Dois anos atrás, Vitor Asseituno perguntou ao vice-presidente de uma grande operadora de saúde por que ele não fazia uma campanha para engajar os pacientes diabéticos. A resposta: ‘porque eu não tenho o email nem telefone dele. Isso fica com a corretora, e o RH da empresa não manda’.
O diagnóstico de Vitor: “Os planos de saúde não sabem para onde ir porque eles não têm nem os dados básicos para isso. É uma coisa inacreditável.”
Vitor está tentando resolver as inúmeras distorções que amaldiçoam o setor de saúde suplementar com a Sami, uma startup que funciona como uma camada de inteligência para as operadoras e quer capturar um naco de um mercado de R$ 200 bilhões cujo faturamento cresce 20% ao ano.
Os problemas da saúde suplementar são conhecidos: a remuneração geralmente é baseada em volume, o que estimula exames e internações desnecessárias; falta investimento na prevenção das doenças; e o relacionamento dos usuários com as operadoras tem o mesmo calor humano daquele tio que você é obrigado a ver no Natal.
O resultado é uma inflação médica pornográfica, com reajustes que fazem o IPCA comer poeira — só nos últimos cinco anos, os planos empresariais foram reajustados em mais de 150%.
Diversas healthtechs estão tentando atacar partes do problema, mas a Sami — que recebeu
seed capital da Redpoint eVentures e do Canary — se propõe a resolvê-lo por inteiro.
“O que fazemos é entender os problemas — em geral de incentivos, transparência e falta de prevenção — e buscar formas de corrigi-los usando tecnologia,” Vitor disse ao
Brazil Journal.
Hoje, a Sami já faz esse trabalho para dois clientes, a Unimed e o Pátria, atendendo cerca de 200 mil vidas. Neste modelo, além de receber um fee por vida, a startup também tem uma remuneração atrelada aos resultados.
A Sami usa análise de dados para tornar a jornada dos pacientes mais eficiente, definindo, por exemplo, o melhor médico para cada necessidade com base em dados e KPIs. Depois, usa a telemedicina para fazer os atendimentos básicos — eliminando idas desnecessárias a clínicas e hospitais. E por fim, tenta melhorar a conduta dos médicos e hospitais mudando o sistema de incentivos e remuneração.
O grande benchmark da Sami é a Oscar Health, uma seguradora americana que já fatura US$ 2 bilhões, tem 420 mil usuários e foi avaliada em US$ 3,5 bilhões numa captação recente. A Oscar é conhecida por seu UX impecável e uso intensivo de dados.

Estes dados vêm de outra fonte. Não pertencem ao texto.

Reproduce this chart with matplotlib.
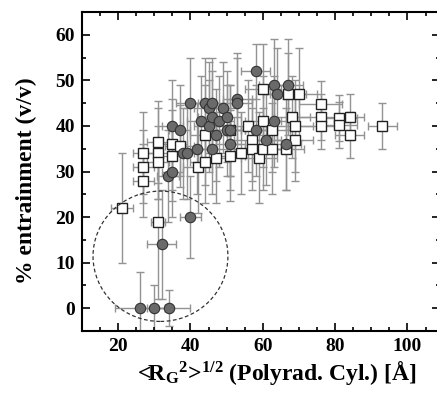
import matplotlib
matplotlib.use("Agg")
import matplotlib.pyplot as plt
from matplotlib.patches import Ellipse
from matplotlib.ticker import MultipleLocator

plt.rcParams['font.family'] = ['Liberation Serif', 'DejaVu Serif']
plt.rcParams['font.weight'] = 'bold'
plt.rcParams['mathtext.fontset'] = 'custom'
plt.rcParams['mathtext.bf'] = 'Liberation Serif:bold'
plt.rcParams['mathtext.rm'] = 'Liberation Serif:bold'
plt.rcParams['mathtext.it'] = 'Liberation Serif:bold'
plt.rcParams['mathtext.default'] = 'bf'

# Open squares
sq_x = [21, 27, 27, 27, 31, 31, 31, 31, 35, 35, 37, 42, 44, 44, 47, 51, 51, 54, 56, 57, 57, 59,
        60, 60, 60, 62.5, 62.5, 66.5, 67, 68, 69, 69, 70, 76, 76, 76, 81, 81, 84, 84, 93]
sq_y = [22, 34, 31, 28, 36.5, 34, 32, 19, 36, 33.5, 35.5, 31, 38, 32, 33, 33.5, 39, 34, 40, 37, 35, 33,
        48, 41, 35, 35, 39, 35, 47, 42, 40, 37, 47, 44.8, 42, 40, 41.8, 40.2, 42, 38, 40]
sq_xerr = [3, 3, 3, 3, 3, 3, 3, 2, 4, 4, 4, 4, 4, 4, 4, 4, 4, 4, 5, 5, 5, 5,
           5, 5, 5, 5, 5, 5, 5, 5, 5, 5, 5, 6, 6, 6, 5, 5, 4, 4, 4]
sq_yerr = [12, 9, 8, 8, 9, 10, 8, 17, 10, 10, 9, 10, 11, 9, 10, 10, 10, 9, 10, 9, 9, 10,
           10, 10, 9, 10, 9, 9, 9, 9, 10, 9, 10, 5, 5, 5, 5, 5, 5, 5, 5]

# Filled circles
ci_x = [26, 30, 34, 32, 40, 33.8, 35, 35, 37, 38, 39, 40, 41.7, 43, 44, 45, 45, 46, 46, 46, 47, 48,
        49, 50, 50, 51, 51, 53, 53, 58, 58, 61, 63, 63, 64, 67, 66.5]
ci_y = [0, 0, 0, 14, 20, 29, 30, 40, 39, 34, 34, 45, 35, 41, 45, 44, 40, 45, 42, 35, 38, 41,
        44, 42, 39, 39, 36, 46, 45, 52, 39, 37, 49, 41, 47, 49, 36]
ci_xerr = [7, 3, 6, 4, 3, 3, 3, 3, 3, 3, 3, 4, 4, 4, 4, 4, 4, 4, 4, 4, 4, 4,
           4, 4, 4, 4, 4, 4, 4, 4, 4, 4, 4, 4, 4, 4, 4]
ci_yerr = [8, 5, 4, 12, 9, 10, 10, 10, 10, 10, 10, 10, 10, 10, 10, 10, 10, 10, 10, 10, 10, 10,
           10, 10, 10, 10, 10, 10, 10, 6, 10, 10, 10, 10, 10, 10, 10]

fig = plt.figure(figsize=(4.37, 3.96), dpi=100)
ax = fig.add_axes([82 / 437, 1 - 331 / 396, (440 - 82) / 437, (331 - 12) / 396])

ecol = '#939393'
ax.errorbar(sq_x, sq_y, xerr=sq_xerr, yerr=sq_yerr, fmt='none', ecolor=ecol,
            elinewidth=1.0, capsize=3, capthick=1.0, zorder=1)
ax.errorbar(ci_x, ci_y, xerr=ci_xerr, yerr=ci_yerr, fmt='none', ecolor=ecol,
            elinewidth=1.0, capsize=3, capthick=1.0, zorder=1)
ax.plot(sq_x, sq_y, 's', ms=6.5, mfc='white', mec='#222222', mew=1.0, zorder=3)
ax.plot(ci_x, ci_y, 'o', ms=7.5, mfc='#6a6a6a', mec='#333333', mew=0.8, zorder=4)

ax.add_patch(Ellipse((31.7, 11.4), 37.3, 28.6, fill=False, ls=(0, (3, 2)),
                     ec='#333333', lw=0.9, zorder=5))

ax.set_xlim(10, 109)
ax.set_ylim(-5, 65)
ax.xaxis.set_major_locator(MultipleLocator(20))
ax.xaxis.set_minor_locator(MultipleLocator(5))
ax.yaxis.set_major_locator(MultipleLocator(10))
ax.yaxis.set_minor_locator(MultipleLocator(5))
ax.tick_params(which='both', direction='in', top=True, right=True, width=1.2)
ax.tick_params(which='major', length=6, labelsize=14, pad=5)
ax.tick_params(which='minor', length=3)
for s in ax.spines.values():
    s.set_linewidth(1.5)
for lab in ax.get_xticklabels() + ax.get_yticklabels():
    lab.set_fontweight('bold')

fig.text(26 / 437, 1 - 181 / 396, '% entrainment (v/v)', rotation=90, ha='center', va='center',
         fontsize=17, fontweight='bold')
fig.text(277 / 437, 1 - 373 / 396, r'<R$_{G}$$^{2}$>$^{1/2}$ (Polyrad. Cyl.) [Å]', ha='center',
         va='center', fontsize=17, fontweight='bold')

fig.savefig('out.png', dpi=100)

“Um dos grandes problemas nos Estados Unidos são os pacientes irem para o nível errado de atendimento, em geral mais caro do que seria necessário,” diz Alan Warren, que foi CTO da Oscar e hoje é sócio e conselheiro da Sami. “A Oscar ajuda a guiar os clientes dentro desse sistema complexo, usando tecnologia intensiva e tornando todo o processo mais eficiente.”
Alan também trabalhou 12 anos na IBM e outros 12 no Google, onde foi responsável pela criação do Google Finance e das ferramentas de compartilhamento da empresa, como o Google Docs, Sheets e Drive. Na Sami, ele está envolvido na estratégia e no desenvolvimento de toda a parte de TI.
O fundador da 99, Paulo Veras, e Sérgio Ricardo, o ex-CEO de Amil, também são advisers e investidores da Sami.
A Sami está tentando criar um sistema que ajude também na prevenção das doenças, entendendo a rotina de seus clientes e interagindo com eles com a indicação de hábitos mais saudáveis.
“Só 10% do que determina a saúde das pessoas é o cuidado clínico (ter um bom hospital e um bom médico). O restante é comportamento e ambiente,” diz Vitor. “O problema é que os planos de saúde focam apenas nesses 10% — em ter uma boa rede credenciada.”
Os dois fundadores da Sami são empreendedores de segunda viagem. Vitor, que é médico formado pela UNIFESP, fundou uma empresa de eventos médicos que foi vendida em 2018 para a Informa Markets, uma gigante inglesa do setor. Já Guilherme Berardo é o sócio fundador da rede de hospitais Premium Care, pioneira no modelo de long-term care hospital no Brasil.